= CGAP (Thinktank) =

American think tank

CGAP (Consultative Group to Assist the Poor) is a Washington, D.C.–based think tank that promotes financial inclusion. As an international public-private partnership, it is supported by more than 35 national and international development organisations and corporate foundations from the financial and IT sectors. Its stated aim is to improve the lives of the poor. CGAP stands for Consultative Group to Assist the Poor, which is rarely used in full form. CGAP aims to achieve its goal by analysing and promoting commercial business models that enable the financial, IT and telecommunications sectors to reach as many people as possible with digital financial services, especially the poor.

The World Bank provides the space and secretariat for CGAP, but its administrative and financial structure is independent of the World Bank. In addition to governmental and intergovernmental development organisations (including KfW, GIZ and the German Federal Ministry for Economic Cooperation and Development), major US corporate foundations from the financial and IT sectors are key members (Citi Foundation, Dell Foundation, Gates Foundation, Mastercard Foundation, Metlife Foundation, Omidyar Network). Since April 2019, Jason Lamb of the Bill & Melinda Gates Foundation has chaired CGAP's Executive Committee. Greta Bull stepped down in July 2021 as Chief Executive Officer and was replaced by Sophie Sirtaine.

== History and evolution programme priorities ==
CGAP was established in 1995, under a slightly different name Consultative Group to Assist the Poorest, in promoting and managing the microcredit sector. Its self-imposed goals were to promote the institutional development and commercialisation of the sector and to improve the regulatory environment. In the early 2000s, CGAP changed its name to the Consultative Group to Assist the Poor.

The founding members were the World Bank and nine other governmental and international development organisations. The World Bank is the initiator and main funder, although its share of the budget has steadily declined, falling below 20 per cent in 2013.

CGAP was instrumental in establishing the concept of financial inclusion and formulating its agenda. Since 2008, CGAP has increasingly replaced the almost exclusive use of the term microfinance with the term financial inclusion.
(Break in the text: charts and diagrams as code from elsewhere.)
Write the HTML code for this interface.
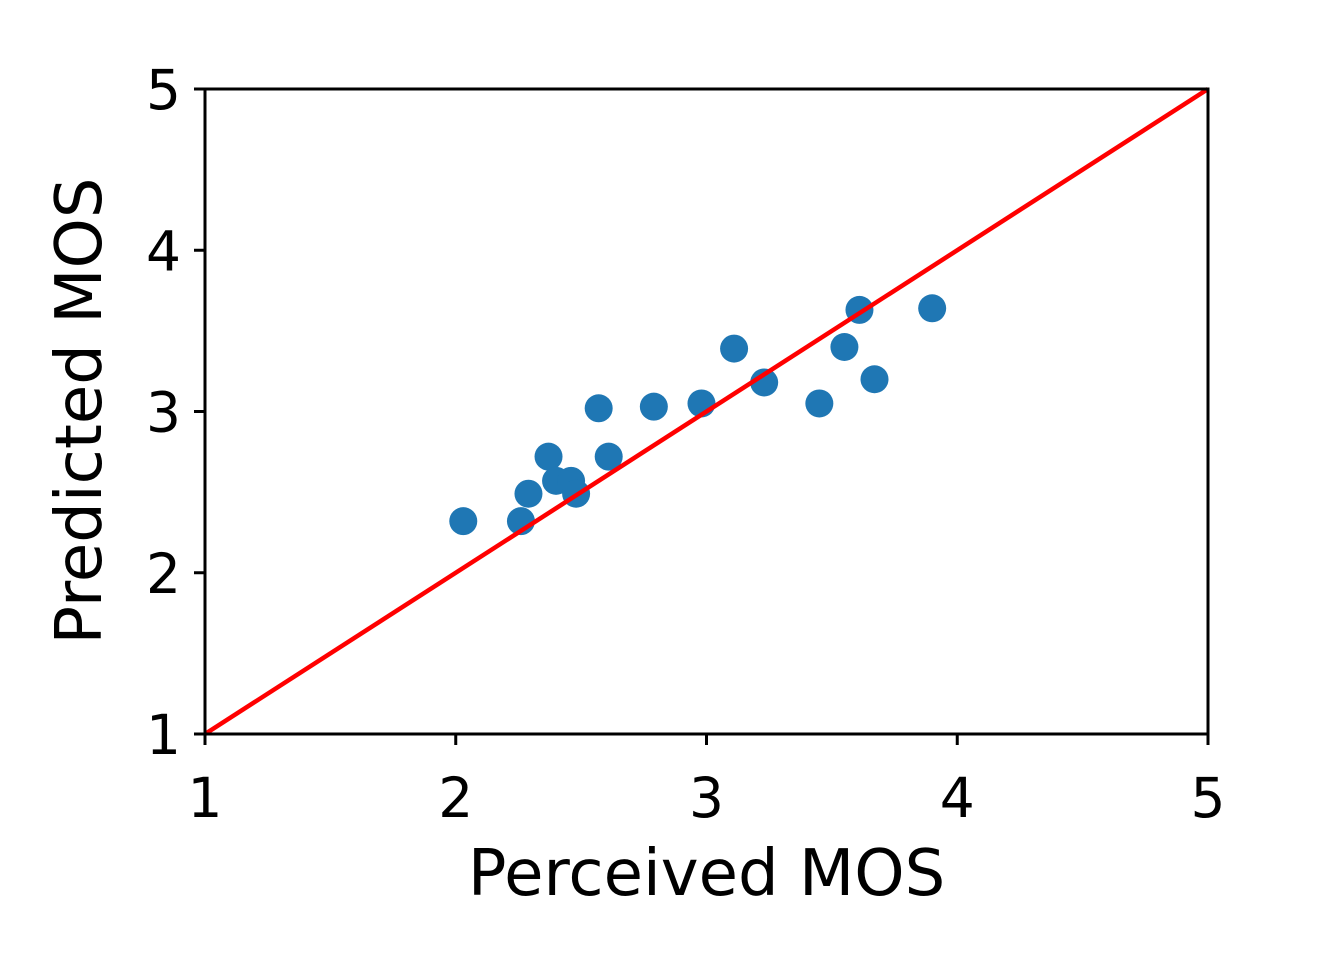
<!DOCTYPE html>
<html><head><meta charset="utf-8"><style>
html,body{margin:0;padding:0;background:#fff;}
svg{display:block;font-family:"DejaVu Sans","Liberation Sans",sans-serif;}
</style></head><body>
<svg id="chart" width="1341" height="965" viewBox="0 0 1341 965">
<g id="plot"></g>
</svg>
<script>
const xValues=[2.03,2.26,2.29,2.37,2.40,2.46,2.48,2.57,2.61,2.79,2.98,3.11,3.23,3.45,3.55,3.61,3.67,3.90];
const yValues=[2.32,2.32,2.49,2.72,2.57,2.57,2.49,3.02,2.72,3.03,3.05,3.39,3.18,3.05,3.40,3.63,3.20,3.64];
const xTicks=[1,2,3,4,5];
const yTicks=[1,2,3,4,5];
const L=205,R=1208,T=89,B=734;
const sx=v=>L+(v-1)/4*(R-L);
const sy=v=>B-(v-1)/4*(B-T);
const ns="http://www.w3.org/2000/svg";
const g=document.getElementById('plot');
function mk(tag,attrs){const e=document.createElementNS(ns,tag);for(const k in attrs)e.setAttribute(k,attrs[k]);g.appendChild(e);return e;}
xValues.forEach((x,i)=>{
  const c=mk('circle',{cx:sx(x),cy:sy(yValues[i]),r:14,fill:'#1f77b4'});
  
  
});
const line=mk('line',{x1:sx(1),y1:sy(1),x2:sx(5),y2:sy(5),stroke:'#ff0000','stroke-width':4.5});


const frame=mk('rect',{x:L,y:T,width:R-L,height:B-T,fill:'none',stroke:'#000','stroke-width':3});


xTicks.forEach(t=>{
  mk('line',{x1:sx(t),y1:B,x2:sx(t),y2:B+11,stroke:'#000','stroke-width':3});
  const tx=mk('text',{x:sx(t),y:B+83,'text-anchor':'middle','font-size':55,fill:'#000'});
  tx.textContent=t;
  
  
});
yTicks.forEach(t=>{
  mk('line',{x1:L,y1:sy(t),x2:L-11,y2:sy(t),stroke:'#000','stroke-width':3});
  const tx=mk('text',{x:L-24,y:sy(t)+20,'text-anchor':'end','font-size':55,fill:'#000'});
  tx.textContent=t;
  
  
});
const xt=mk('text',{x:(L+R)/2,y:895,'text-anchor':'middle','font-size':64,fill:'#000'});
xt.textContent='Perceived MOS';


const yt=mk('text',{x:0,y:0,'text-anchor':'middle','font-size':64,fill:'#000',transform:'translate(101,411) rotate(-90)'});
yt.textContent='Predicted MOS';


</script>
</body></html>
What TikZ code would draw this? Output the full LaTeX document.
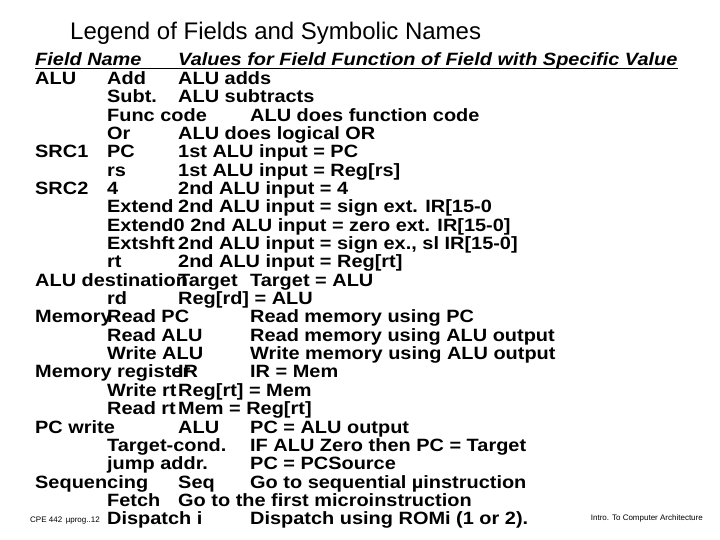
\documentclass[tikz,border=0pt]{standalone}
\usepackage{fontspec}
\setmainfont{Liberation Sans}
\newfontfamily\wide{Liberation Sans}[FakeStretch=1.12]
\begin{document}
\begin{tikzpicture}[x=1pt,y=-1pt,
  t/.style={anchor=base west,inner sep=0pt,font=\wide\fontsize{17.8}{18}\selectfont\bfseries},
  h/.style={t,font=\wide\fontsize{17.8}{18}\selectfont\bfseries\itshape}]
\useasboundingbox (0,0) rectangle (720,540);
\node[anchor=west,inner sep=0pt,font=\fontsize{24}{26}\selectfont] (title) at (70,33) {Legend of Fields and Symbolic Names};
\def\r#1{66+#1*18.35}
\node[h] (h1) at (35,{\r0}) {Field Name};
\node[h] (h2) at (178,{\r0}) {Values for Field\ Function of Field with Specific Value};
\coordinate (ua) at (35,{\r0+2.5});
\draw[line width=0.9pt] (ua) -- (ua -| h2.east);
\node[t] at (35,{\r1}) {ALU};
\node[t] at (107,{\r1}) {Add};
\node[t] at (178,{\r1}) {ALU adds};
\node[t] at (107,{\r2}) {Subt.};
\node[t] at (178,{\r2}) {ALU subtracts};
\node[t] at (107,{\r3}) {Func code};
\node[t] at (250,{\r3}) {ALU does function code};
\node[t] at (107,{\r4}) {Or};
\node[t] at (178,{\r4}) {ALU does logical OR};
\node[t] at (35,{\r5}) {SRC1};
\node[t] at (107,{\r5}) {PC};
\node[t] at (178,{\r5}) {1st ALU input = PC};
\node[t] at (107,{\r6}) {rs};
\node[t] at (178,{\r6}) {1st ALU input = Reg[rs]};
\node[t] at (35,{\r7}) {SRC2};
\node[t] at (107,{\r7}) {4};
\node[t] at (178,{\r7}) {2nd ALU input = 4};
\node[t] at (107,{\r8}) {Extend};
\node[t] at (178,{\r8}) {2nd ALU input = sign ext. IR[15-0};
\node[t] at (107,{\r9}) {Extend0 2nd ALU input = zero ext. IR[15-0]};
\node[t] at (107,{\r{10}}) {Extshft};
\node[t] at (178,{\r{10}}) {2nd ALU input = sign ex., sl IR[15-0]};
\node[t] at (107,{\r{11}}) {rt};
\node[t] at (178,{\r{11}}) {2nd ALU input = Reg[rt]};
\node[t] at (35,{\r{12}}) {ALU destination};
\node[t] at (178,{\r{12}}) {Target};
\node[t] at (250,{\r{12}}) {Target = ALU};
\node[t] at (107,{\r{13}}) {rd};
\node[t] at (178,{\r{13}}) {Reg[rd] = ALU};
\node[t] at (35,{\r{14}}) {Memory};
\node[t] at (107,{\r{14}}) {Read PC};
\node[t] at (250,{\r{14}}) {Read memory using PC};
\node[t] at (107,{\r{15}}) {Read ALU};
\node[t] at (250,{\r{15}}) {Read memory using ALU output};
\node[t] at (107,{\r{16}}) {Write ALU};
\node[t] at (250,{\r{16}}) {Write memory using ALU output};
\node[t] at (35,{\r{17}}) {Memory register};
\node[t] at (178,{\r{17}}) {IR};
\node[t] at (250,{\r{17}}) {IR = Mem};
\node[t] at (107,{\r{18}}) {Write rt};
\node[t] at (178,{\r{18}}) {Reg[rt] = Mem};
\node[t] at (107,{\r{19}}) {Read rt};
\node[t] at (178,{\r{19}}) {Mem = Reg[rt]};
\node[t] at (35,{\r{20}}) {PC write};
\node[t] at (178,{\r{20}}) {ALU};
\node[t] at (250,{\r{20}}) {PC = ALU output};
\node[t] at (107,{\r{21}}) {Target-cond.};
\node[t] at (250,{\r{21}}) {IF ALU Zero then PC = Target};
\node[t] at (107,{\r{22}}) {jump addr.};
\node[t] at (250,{\r{22}}) {PC = PCSource};
\node[t] at (35,{\r{23}}) {Sequencing};
\node[t] at (178,{\r{23}}) {Seq};
\node[t] at (250,{\r{23}}) {Go to sequential µinstruction};
\node[t] at (107,{\r{24}}) {Fetch};
\node[t] at (178,{\r{24}}) {Go to the first microinstruction};
\node[anchor=west,inner sep=0pt,font=\fontsize{8}{9}\selectfont] (foot1) at (30,521) {CPE 442\, µprog..12};
\node[t] at (107,{\r{25}}) {Dispatch i};
\node[t] at (250,{\r{25}}) {Dispatch using ROMi (1 or 2).};
\node[anchor=east,inner sep=0pt,font=\fontsize{8}{9}\selectfont] (foot2) at (703,518) {Intro. To Computer Architecture};
\end{tikzpicture}
\end{document}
This term describes the increased use of and improved access for all people to cashless, primarily digital, financial services in the formal financial sector.

At the invitation of the G20, CGAP played a key role in drafting the policy paper for the G20 Global Partnership for Financial Inclusion (GPFI) in 2010.

The new terminology in the goal was also intended to reflect a change in the focus of the programme, which was linked to microcredit over-indebtedness crises in India, Bosnia-Herzegovina, Morocco, Nicaragua and Pakistan, among others. These erupted from around 2008 because commercial microfinance providers had been very aggressive in pushing high-cost loans onto the market without adequately assessing the ability of their poor clients to repay them. CGAP's priority should, therefore, no longer be access to credit and other services but the responsible provision of these services.

== Collaboration and membership overlap ==
CGAP is a key implementing partner of the G20 Global Partnership for Financial Inclusion (GPFI).

In 2012, CGAP's corporate foundation members and CGAP member the United Nations Capital Development Fund (UNCDF) formed the Better Than Cash Alliance, which is also a key implementing partner of the GPFI. The Alliance promotes the digitisation of payments and the reduction of the use of cash as part of the overall goal of financial inclusion. In addition to the UNCDF, core members of both groups include the Gates Foundation, the Mastercard Foundation, the Omidyar Network and the Citi Foundation.

There are also close links and collaboration with the Alliance for Financial Inclusion (AFI), which is funded by the Gates Foundation, a member of CGAP. AFI is also an implementing partner of the GPFI. This network of senior central bankers and financial regulators in developing and emerging markets aims to help them improve access to and use of modern, cashless financial services by the previously underserved.

Many governments and international organisations are members of several of these groups. The German Development Cooperation (GIZ) provides the secretariat for the AFI and is a member of CGAP.

From 2006 until 2014, the CGAP-Ford Graduation Program assisted local organizations with the implementation of ten different graduation pilot programs in eight countries. In 2016, the program published findings that proposed how to adequately support the governments' adaptation and implementation of graduation programs.